A professora da USP associa também essa questão à lucratividade dos fabricantes: "como os carros elétricos são mais caros, devido ao maior custo de produção, os modelos que estão se consolidando no mercado são os mais sofisticados, como os da Tesla". Marotti opina que tal conjuntura é um fator determinante para que a indústria priorize investimentos em produtos mais luxuosos.

6- Preço baixo não assegura sucesso dos carros populares

Toyota etios hatch 2019 branco de frente estacionado
Toyota Etios tinha preços competitivos, mas nem por isso fez sucesso

Os consumidores têm preferências distintas nos diversos países em que os fabricantes atuam. Por isso, produtos que obtêm ótimos resultados comerciais em determinados mercados podem acabar sendo rejeitados em outros. Para Garbossa, além de uma boa relação custo-benefício, o design tem papel importante para que os automóveis tenham boa aceitação no Brasil.

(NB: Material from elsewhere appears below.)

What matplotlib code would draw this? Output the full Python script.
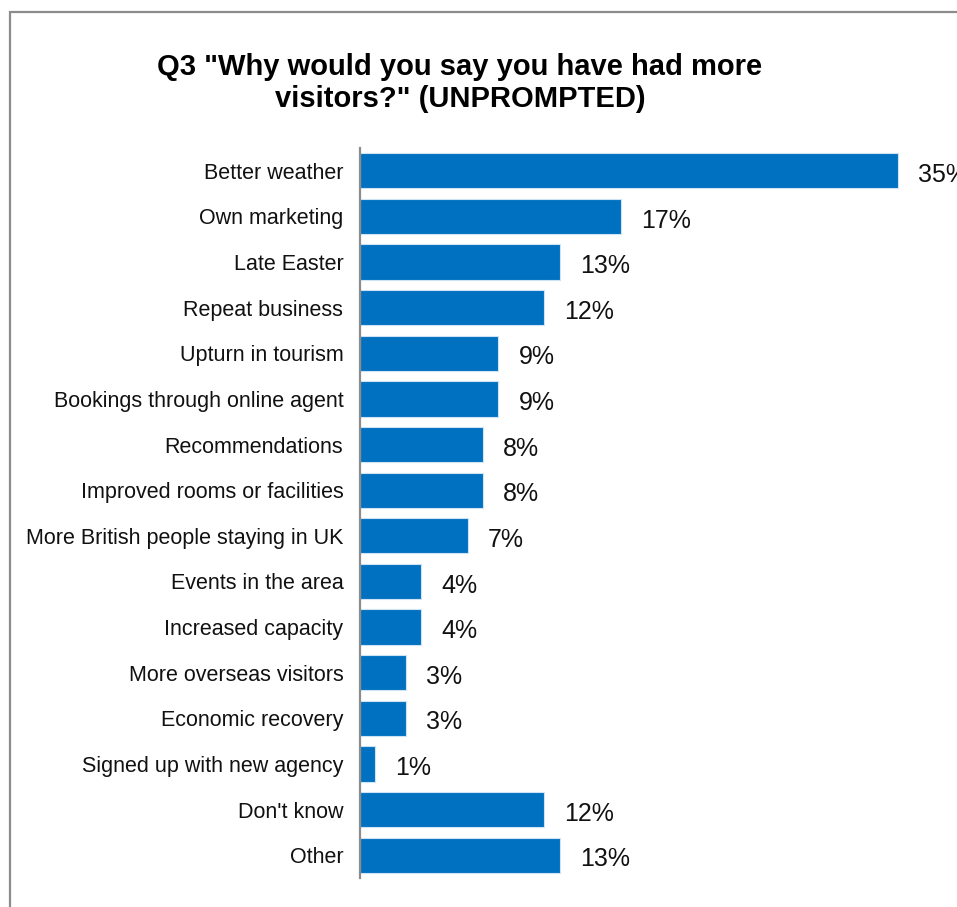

E não para por aí. A adoção de alguns equipamentos e até mudanças no acabamento podem ser necessárias para que o veículo de adeque ao mercado nacional. Isso, sem falar em alterações na mecânica, como adaptação do motor ao uso de etanol e reforços na suspensão, que são indispensáveis às condições de uso no país. Todos esses investimentos podem simplesmente elevar demais o preço final.

Por outro lado, deixar de fazer mudanças assim tampouco parece ser boa ideia. Exemplo disso é Etios, para ficar mais uma vez com um modelo da Toyota: apesar do preço competitivo, ele vendeu pouco e saiu de linha menos de 10 anos após o lançamento. O design, tanto da carroceria quanto do interior, é frequentemente apontado como responsável pelo fraco desempenho comercial.

7- Legislação brasileira é bastante exigente

A legislação brasileira, no que diz respeito às emissões de poluentes e à segurança veicular, é muito mais avançada que a da maioria dos países da Ásia. "Na Índia, por exemplo, a legislação é bem mais permissiva, tanto em relação à segurança quanto às emissões de poluentes", salienta a professora Marotti.

Entre os itens que precisam equipar todos os carros zero-quilômetro vendidos no Brasil, inclusive os populares, estão airbags frontais e freios ABS. Novos projetos precisam ter ainda controle de estabilidade. Na parte ambiental, as normas de emissões regulam, além dos gases do escapamento, até os vapores de combustível que saem pelo bocal do tanque.

A necessidade de adaptar produtos asiáticos às exigências locais é mais um fator que eleva o custo final e, consequentemente, faz com que eles percam competitividade. Mesmo se fossem importados, tais veículos também precisariam atender a essas normas.